WRITTEN REQUEST - Emit a verbatim copy of the lines below from the line with "Clone this chart" through the line with "Chart.register(...registerables);", excluding pictures and everything outside that range.

Excerpt from a dataset:

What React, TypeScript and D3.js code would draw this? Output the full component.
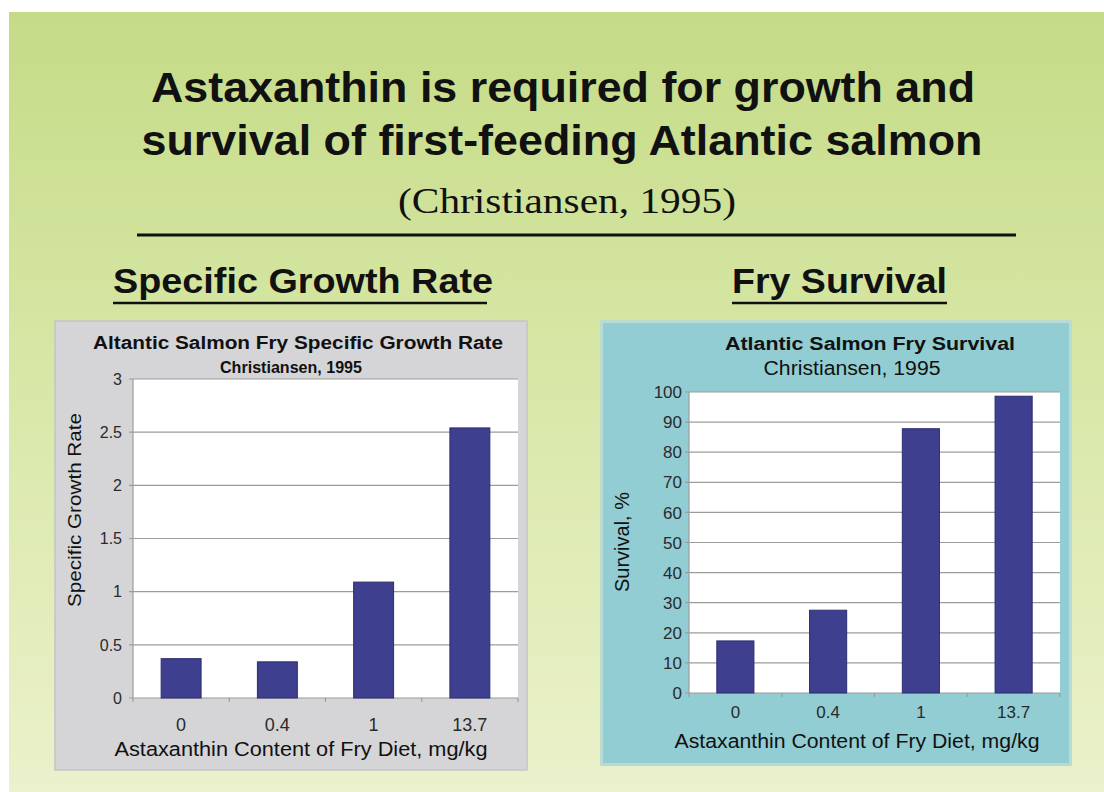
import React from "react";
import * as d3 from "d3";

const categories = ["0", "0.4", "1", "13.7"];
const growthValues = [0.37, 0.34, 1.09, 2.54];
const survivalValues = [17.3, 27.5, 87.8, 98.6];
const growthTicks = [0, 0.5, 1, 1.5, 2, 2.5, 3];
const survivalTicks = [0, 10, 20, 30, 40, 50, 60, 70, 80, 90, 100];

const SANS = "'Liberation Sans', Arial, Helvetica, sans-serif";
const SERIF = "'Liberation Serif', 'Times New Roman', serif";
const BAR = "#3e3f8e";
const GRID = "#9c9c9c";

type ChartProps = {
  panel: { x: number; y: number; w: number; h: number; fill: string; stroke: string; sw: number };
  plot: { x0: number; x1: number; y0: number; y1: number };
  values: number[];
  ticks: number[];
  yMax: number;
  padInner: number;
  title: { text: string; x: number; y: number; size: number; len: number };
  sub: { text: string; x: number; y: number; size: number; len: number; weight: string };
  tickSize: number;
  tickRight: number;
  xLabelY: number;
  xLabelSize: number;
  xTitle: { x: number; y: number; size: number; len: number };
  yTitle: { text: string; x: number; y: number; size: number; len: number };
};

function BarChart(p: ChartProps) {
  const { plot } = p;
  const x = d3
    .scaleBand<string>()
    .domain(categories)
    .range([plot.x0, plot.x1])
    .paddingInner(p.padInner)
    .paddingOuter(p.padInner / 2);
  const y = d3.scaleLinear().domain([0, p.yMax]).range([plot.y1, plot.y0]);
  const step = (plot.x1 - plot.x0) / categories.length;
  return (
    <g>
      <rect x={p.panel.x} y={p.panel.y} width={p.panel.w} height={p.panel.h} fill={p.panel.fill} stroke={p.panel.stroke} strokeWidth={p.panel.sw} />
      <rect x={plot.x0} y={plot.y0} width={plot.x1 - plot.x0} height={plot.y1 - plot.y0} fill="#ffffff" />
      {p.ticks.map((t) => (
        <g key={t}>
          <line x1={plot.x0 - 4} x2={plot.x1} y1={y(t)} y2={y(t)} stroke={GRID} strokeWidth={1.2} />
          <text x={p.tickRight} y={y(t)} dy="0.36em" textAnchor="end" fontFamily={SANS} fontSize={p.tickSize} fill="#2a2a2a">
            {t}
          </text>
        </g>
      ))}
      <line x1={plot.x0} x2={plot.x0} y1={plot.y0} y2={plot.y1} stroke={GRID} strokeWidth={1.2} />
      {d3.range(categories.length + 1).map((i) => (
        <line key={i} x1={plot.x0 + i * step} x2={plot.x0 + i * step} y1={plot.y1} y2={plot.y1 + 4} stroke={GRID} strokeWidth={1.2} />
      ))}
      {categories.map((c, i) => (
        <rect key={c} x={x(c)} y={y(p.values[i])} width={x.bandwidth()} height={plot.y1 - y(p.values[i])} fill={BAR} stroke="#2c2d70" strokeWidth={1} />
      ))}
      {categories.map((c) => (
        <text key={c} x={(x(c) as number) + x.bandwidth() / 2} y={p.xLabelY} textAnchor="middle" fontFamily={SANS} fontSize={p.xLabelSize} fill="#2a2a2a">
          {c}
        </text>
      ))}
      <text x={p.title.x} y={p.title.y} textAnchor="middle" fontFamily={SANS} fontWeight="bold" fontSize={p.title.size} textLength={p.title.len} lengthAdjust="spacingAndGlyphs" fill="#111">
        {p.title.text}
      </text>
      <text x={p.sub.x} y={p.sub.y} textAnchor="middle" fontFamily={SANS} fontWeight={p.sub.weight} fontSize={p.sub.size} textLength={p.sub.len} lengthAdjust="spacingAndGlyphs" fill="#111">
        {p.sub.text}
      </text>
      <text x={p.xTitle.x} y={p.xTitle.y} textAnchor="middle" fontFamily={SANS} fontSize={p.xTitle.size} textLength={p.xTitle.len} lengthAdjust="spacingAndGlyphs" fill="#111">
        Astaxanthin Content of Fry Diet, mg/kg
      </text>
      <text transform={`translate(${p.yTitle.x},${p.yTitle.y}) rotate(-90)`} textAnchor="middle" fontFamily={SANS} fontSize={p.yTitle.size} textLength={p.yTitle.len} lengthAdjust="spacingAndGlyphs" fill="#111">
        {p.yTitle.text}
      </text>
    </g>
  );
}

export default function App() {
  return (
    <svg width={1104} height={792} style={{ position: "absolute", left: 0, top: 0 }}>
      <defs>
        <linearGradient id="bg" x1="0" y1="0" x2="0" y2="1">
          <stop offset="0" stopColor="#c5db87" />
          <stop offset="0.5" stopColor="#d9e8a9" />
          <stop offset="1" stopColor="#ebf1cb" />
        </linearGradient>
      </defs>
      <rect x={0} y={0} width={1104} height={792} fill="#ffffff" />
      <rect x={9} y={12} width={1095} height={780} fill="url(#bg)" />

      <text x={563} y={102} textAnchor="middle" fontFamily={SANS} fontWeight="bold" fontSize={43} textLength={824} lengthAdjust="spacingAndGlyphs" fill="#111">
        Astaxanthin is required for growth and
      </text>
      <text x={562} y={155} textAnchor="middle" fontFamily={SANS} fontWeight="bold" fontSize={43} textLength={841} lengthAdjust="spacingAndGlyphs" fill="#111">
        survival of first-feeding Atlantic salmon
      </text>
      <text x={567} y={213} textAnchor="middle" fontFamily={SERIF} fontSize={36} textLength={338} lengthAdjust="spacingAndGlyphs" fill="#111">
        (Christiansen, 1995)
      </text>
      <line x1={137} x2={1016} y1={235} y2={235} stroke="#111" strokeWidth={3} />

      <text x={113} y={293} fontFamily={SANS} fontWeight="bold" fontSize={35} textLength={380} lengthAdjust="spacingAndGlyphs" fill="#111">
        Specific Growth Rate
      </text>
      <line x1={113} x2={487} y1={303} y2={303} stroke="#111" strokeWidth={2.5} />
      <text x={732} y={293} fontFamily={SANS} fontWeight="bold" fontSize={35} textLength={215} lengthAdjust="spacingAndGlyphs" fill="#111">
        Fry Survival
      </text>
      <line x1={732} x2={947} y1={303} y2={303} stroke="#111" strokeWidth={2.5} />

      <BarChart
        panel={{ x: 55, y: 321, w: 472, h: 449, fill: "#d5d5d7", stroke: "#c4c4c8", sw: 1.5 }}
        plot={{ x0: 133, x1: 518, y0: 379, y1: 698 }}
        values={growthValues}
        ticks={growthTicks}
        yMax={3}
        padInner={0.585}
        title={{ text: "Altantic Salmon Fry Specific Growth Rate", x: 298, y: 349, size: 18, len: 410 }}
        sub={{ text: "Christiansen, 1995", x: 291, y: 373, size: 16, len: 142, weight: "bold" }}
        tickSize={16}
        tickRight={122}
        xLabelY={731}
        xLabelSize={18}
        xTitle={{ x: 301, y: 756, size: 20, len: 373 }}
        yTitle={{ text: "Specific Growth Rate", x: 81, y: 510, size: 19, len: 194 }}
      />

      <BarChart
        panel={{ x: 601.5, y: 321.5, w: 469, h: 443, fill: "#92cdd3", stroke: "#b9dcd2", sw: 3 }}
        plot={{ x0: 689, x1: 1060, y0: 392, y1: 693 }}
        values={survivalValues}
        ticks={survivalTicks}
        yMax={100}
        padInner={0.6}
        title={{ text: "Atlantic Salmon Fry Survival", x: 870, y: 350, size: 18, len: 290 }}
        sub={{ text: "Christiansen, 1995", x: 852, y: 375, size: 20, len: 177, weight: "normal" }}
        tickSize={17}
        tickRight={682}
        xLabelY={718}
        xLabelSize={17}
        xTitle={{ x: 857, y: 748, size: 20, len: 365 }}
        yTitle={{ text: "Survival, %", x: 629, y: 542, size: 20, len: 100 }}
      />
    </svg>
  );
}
--
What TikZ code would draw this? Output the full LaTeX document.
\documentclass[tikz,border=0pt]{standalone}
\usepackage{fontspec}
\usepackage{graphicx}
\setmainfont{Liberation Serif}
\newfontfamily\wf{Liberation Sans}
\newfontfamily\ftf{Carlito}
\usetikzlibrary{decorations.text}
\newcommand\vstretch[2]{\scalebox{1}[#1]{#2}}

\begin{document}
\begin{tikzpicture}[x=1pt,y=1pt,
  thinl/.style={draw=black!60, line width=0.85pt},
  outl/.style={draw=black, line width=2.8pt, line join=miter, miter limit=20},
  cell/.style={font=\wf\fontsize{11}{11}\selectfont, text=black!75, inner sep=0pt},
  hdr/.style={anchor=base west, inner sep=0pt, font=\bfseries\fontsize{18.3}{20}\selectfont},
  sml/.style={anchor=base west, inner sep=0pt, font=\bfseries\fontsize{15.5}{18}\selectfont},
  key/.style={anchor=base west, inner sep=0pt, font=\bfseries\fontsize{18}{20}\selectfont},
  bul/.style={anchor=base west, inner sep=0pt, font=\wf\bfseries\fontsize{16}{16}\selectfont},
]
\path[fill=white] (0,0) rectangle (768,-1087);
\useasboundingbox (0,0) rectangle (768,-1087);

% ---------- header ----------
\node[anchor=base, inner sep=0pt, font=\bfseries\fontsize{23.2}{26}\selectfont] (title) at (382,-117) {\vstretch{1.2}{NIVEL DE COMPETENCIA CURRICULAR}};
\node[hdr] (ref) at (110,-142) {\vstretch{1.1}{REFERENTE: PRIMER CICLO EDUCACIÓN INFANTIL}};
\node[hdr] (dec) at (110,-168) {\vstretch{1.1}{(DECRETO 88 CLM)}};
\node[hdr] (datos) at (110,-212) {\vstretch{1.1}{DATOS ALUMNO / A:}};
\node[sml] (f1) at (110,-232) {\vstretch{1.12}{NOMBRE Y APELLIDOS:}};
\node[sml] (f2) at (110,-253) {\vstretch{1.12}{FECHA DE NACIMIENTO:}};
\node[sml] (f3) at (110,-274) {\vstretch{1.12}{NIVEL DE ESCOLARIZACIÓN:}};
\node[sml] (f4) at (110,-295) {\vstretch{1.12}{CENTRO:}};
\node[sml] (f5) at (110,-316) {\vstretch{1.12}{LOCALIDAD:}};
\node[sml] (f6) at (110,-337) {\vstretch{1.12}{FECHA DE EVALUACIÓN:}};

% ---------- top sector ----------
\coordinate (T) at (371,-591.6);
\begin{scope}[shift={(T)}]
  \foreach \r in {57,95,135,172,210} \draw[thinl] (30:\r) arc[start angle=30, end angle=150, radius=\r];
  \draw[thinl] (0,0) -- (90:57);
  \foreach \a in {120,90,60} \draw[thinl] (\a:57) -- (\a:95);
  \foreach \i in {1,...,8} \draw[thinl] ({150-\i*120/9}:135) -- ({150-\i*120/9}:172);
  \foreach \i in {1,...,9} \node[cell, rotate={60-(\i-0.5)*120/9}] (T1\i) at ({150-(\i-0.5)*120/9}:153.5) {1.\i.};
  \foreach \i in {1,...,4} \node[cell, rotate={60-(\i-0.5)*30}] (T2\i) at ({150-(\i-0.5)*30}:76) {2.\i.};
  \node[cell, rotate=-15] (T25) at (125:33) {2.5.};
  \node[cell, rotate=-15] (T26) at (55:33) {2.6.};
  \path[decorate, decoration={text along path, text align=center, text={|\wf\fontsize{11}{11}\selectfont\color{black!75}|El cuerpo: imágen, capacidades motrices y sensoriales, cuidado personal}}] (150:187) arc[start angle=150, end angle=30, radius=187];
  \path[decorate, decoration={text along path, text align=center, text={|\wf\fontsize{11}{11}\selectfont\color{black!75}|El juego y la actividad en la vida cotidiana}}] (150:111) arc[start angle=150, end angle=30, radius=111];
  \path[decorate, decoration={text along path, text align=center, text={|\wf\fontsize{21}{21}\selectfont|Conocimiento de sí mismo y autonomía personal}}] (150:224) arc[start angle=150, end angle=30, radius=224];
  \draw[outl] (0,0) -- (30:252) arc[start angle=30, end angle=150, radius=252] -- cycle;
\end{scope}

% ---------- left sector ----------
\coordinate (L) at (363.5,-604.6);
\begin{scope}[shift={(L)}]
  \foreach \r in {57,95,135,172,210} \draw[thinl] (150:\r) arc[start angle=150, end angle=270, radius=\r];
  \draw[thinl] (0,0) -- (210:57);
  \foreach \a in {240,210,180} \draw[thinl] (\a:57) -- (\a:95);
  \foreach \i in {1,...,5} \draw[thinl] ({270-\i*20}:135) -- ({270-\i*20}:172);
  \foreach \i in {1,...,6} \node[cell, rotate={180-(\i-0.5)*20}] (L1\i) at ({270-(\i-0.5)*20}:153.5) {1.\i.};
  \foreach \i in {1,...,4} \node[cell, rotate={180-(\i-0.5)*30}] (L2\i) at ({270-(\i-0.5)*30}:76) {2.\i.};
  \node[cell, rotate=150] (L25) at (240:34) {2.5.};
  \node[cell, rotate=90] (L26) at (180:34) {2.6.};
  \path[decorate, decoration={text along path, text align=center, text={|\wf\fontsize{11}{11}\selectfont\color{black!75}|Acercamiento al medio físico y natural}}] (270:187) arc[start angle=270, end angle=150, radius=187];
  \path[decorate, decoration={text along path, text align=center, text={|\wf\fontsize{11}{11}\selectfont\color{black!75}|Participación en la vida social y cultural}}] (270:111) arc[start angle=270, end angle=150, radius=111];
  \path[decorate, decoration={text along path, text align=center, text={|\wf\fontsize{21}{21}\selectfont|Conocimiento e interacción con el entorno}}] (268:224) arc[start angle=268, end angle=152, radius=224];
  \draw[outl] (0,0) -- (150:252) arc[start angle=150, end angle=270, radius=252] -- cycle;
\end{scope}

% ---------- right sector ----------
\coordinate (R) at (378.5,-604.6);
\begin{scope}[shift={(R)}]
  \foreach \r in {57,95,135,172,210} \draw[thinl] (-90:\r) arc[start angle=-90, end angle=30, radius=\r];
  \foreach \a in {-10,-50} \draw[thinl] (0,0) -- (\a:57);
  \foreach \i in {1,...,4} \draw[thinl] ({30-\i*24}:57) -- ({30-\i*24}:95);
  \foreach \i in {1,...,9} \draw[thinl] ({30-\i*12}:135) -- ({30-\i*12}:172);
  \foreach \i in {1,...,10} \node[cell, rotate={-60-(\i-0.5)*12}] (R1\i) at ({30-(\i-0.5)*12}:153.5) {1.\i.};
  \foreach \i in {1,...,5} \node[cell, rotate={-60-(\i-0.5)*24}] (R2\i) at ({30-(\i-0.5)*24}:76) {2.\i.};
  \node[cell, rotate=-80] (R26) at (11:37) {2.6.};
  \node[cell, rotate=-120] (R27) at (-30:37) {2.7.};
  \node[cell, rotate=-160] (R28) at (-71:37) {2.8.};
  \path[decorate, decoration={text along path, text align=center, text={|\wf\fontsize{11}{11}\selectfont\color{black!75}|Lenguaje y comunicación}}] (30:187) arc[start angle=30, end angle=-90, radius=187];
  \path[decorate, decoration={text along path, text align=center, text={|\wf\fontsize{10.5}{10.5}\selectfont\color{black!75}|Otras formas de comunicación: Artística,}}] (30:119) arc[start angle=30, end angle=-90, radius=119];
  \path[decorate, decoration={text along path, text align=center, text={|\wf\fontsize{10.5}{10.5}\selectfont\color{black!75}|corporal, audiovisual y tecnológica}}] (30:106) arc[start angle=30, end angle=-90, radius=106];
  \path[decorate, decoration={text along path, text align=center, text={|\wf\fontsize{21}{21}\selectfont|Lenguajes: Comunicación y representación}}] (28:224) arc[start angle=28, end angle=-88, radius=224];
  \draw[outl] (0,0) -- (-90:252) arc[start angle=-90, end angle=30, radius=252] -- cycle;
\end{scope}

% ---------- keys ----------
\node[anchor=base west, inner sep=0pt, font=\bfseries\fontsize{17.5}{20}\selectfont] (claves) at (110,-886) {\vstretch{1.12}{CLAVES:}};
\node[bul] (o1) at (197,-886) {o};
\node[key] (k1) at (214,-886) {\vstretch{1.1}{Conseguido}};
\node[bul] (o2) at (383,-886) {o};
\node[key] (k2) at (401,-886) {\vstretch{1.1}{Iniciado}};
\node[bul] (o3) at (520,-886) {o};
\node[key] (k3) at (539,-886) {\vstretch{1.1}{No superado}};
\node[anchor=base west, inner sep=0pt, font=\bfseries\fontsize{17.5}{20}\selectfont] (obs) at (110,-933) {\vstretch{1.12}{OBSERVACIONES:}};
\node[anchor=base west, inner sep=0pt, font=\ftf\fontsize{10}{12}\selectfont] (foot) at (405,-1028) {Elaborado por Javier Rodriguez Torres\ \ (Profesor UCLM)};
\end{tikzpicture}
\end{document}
==
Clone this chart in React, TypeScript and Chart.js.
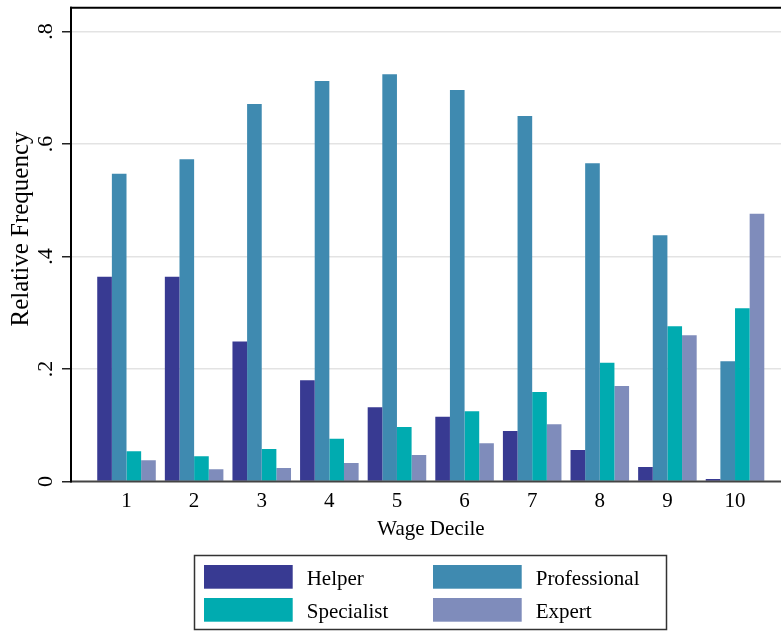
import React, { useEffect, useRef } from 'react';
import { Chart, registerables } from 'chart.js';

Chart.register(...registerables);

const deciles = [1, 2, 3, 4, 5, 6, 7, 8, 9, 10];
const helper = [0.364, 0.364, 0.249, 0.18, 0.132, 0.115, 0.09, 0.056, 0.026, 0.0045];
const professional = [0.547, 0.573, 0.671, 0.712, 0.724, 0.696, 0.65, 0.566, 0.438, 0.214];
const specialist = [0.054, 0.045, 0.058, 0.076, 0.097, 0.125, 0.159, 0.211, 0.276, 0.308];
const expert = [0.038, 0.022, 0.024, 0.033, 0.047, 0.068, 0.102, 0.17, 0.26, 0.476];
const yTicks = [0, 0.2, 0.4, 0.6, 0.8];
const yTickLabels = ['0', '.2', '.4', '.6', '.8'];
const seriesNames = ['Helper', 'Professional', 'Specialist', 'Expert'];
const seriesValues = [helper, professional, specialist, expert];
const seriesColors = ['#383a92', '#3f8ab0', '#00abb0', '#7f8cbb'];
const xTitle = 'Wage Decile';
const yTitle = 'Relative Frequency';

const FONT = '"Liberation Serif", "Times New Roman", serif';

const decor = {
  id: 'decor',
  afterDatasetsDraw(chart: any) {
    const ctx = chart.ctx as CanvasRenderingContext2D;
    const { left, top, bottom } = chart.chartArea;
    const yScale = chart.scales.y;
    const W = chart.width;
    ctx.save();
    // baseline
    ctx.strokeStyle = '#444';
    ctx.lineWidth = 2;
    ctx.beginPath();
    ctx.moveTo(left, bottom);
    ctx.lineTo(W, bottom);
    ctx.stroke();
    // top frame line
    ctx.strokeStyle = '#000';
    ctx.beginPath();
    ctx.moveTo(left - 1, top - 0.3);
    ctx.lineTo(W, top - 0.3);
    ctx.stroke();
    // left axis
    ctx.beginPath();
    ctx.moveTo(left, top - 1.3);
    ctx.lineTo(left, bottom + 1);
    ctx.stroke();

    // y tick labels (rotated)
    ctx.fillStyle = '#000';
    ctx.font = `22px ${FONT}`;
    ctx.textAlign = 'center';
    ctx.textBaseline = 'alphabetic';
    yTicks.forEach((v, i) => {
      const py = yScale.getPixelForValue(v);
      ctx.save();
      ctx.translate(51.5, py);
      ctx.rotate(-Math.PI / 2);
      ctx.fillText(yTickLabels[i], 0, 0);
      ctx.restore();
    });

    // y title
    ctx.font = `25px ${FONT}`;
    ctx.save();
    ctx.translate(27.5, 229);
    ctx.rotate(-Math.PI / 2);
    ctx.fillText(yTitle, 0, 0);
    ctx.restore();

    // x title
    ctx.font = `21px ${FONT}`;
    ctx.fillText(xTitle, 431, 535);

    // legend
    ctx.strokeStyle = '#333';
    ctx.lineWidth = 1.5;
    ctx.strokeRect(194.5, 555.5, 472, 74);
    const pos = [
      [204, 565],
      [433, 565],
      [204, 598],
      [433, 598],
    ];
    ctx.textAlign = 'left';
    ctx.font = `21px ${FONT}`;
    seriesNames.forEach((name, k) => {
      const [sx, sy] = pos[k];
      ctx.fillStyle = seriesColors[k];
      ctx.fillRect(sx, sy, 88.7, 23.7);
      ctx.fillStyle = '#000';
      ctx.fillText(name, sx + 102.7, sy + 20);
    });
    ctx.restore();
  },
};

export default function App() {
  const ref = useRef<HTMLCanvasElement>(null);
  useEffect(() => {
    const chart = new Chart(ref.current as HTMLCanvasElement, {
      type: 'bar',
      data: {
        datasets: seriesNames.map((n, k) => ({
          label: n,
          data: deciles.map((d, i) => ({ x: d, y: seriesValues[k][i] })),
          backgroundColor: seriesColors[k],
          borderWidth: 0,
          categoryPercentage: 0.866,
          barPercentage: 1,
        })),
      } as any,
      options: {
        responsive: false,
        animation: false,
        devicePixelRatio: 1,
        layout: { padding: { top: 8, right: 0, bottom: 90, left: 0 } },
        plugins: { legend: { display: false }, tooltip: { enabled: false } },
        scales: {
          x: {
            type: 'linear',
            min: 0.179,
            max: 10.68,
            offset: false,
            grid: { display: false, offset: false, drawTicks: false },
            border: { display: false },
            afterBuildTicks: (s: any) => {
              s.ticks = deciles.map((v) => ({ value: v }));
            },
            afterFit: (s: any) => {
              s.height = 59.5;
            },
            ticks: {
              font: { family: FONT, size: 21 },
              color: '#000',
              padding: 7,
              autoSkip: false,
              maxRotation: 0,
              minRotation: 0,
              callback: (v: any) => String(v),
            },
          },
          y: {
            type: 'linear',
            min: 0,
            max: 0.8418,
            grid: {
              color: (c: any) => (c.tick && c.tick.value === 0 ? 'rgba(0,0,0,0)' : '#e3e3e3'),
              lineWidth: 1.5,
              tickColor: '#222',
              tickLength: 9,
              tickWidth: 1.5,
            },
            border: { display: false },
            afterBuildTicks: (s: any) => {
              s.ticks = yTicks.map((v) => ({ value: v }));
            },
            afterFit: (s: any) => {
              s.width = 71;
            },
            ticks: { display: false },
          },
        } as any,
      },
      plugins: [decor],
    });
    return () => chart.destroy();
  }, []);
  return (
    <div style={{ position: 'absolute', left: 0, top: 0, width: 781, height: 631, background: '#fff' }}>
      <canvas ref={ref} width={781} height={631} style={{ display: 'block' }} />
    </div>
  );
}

CORRECT RESULT -
Clone this chart in React, TypeScript and Chart.js.
import React, { useEffect, useRef } from 'react';
import { Chart, registerables } from 'chart.js';

Chart.register(...registerables);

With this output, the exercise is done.